I have a spider that needs to fetch an array of object where each object has 5 items. 4 items are on the same page and the 5th item is a URL which I need to extract data from and return all 5 items as text. In the code snippet below, explanation is the key that lies on the other page. I need to parse that and add its data along with the other attributes while yielding it.
My current solution when exported to a JSON file shows up as follows. As you notice, my "e" is not resolved. How do I get the data?
[
{
"q": "How many pairs of integers (x, y) exist such that the product of x, y and HCF (x, y) = 1080?",
"c": [
"8",
"7",
"9",
"12"
],
"a": "Choice (C).9",
"e": "<Request GET http://iim-cat-questions-answers.2iim.com/quant/number-system/hcf-lcm/hcf-lcm_1.shtml>",
"d": "Hard"
}
]
class CatSpider(scrapy.Spider):
name = "catspider"
start_urls = [
'http://iim-cat-questions-answers.2iim.com/quant/number-system/hcf-lcm/'
]
def parse_solution(self, response):
yield response.xpath('//p[#class="soln"]').extract_first()

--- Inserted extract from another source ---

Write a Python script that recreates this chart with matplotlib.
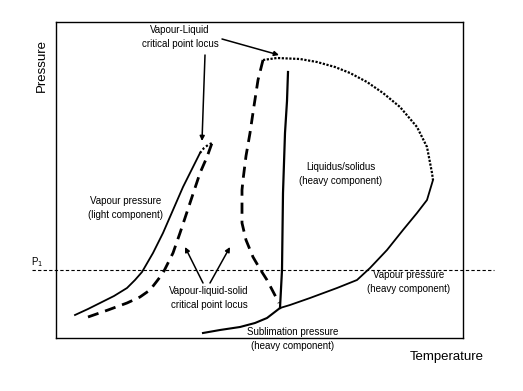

def parse(self, response):
for lis in response.xpath('//ol[#class="z1"]/li'):
questions = lis.xpath('.//p[#lang="title"]/text()').extract_first()
choices = lis.xpath(
'.//ol[contains(#class, "xyz")]/li/text()').extract()
answer = lis.xpath(
'.//ul[#class="exp"]/li/span/span/text()').extract_first()
explanation = lis.xpath(
'.//ul[#class="exp"]/li[2]/a/#href').extract_first()
difficulty = lis.xpath(
'.//ul[#class="exp"]/li[last()]/text()').extract_first()
if questions and choices and answer and explanation and difficulty:
yield {
'q': questions,
'c': choices,
'a': answer,
'e': scrapy.Request(response.urljoin(explanation), callback=self.parse_solution),
'd': difficulty
}
Scrapy is an asynchronous framework, which means none of it's elements are blocking. So Request as an object does nothing, it's only stores info for scrapy downloader, thus it means you cannot just call it to download something like you're doing right now.
Common solution for this is to design a crawl chain by carrying your data through callbacks:
def parse(self, response):
item = dict()
item['foo'] = 'foo is great'
next_page = 'http://nextpage.com'
return Request(next_page,
callback=self.parse2,
meta={'item': item}) # put our item in meta
def parse2(self, response):
item = response.meta['item'] # take our item from the meta
item['bar'] = 'bar is great too!'
return item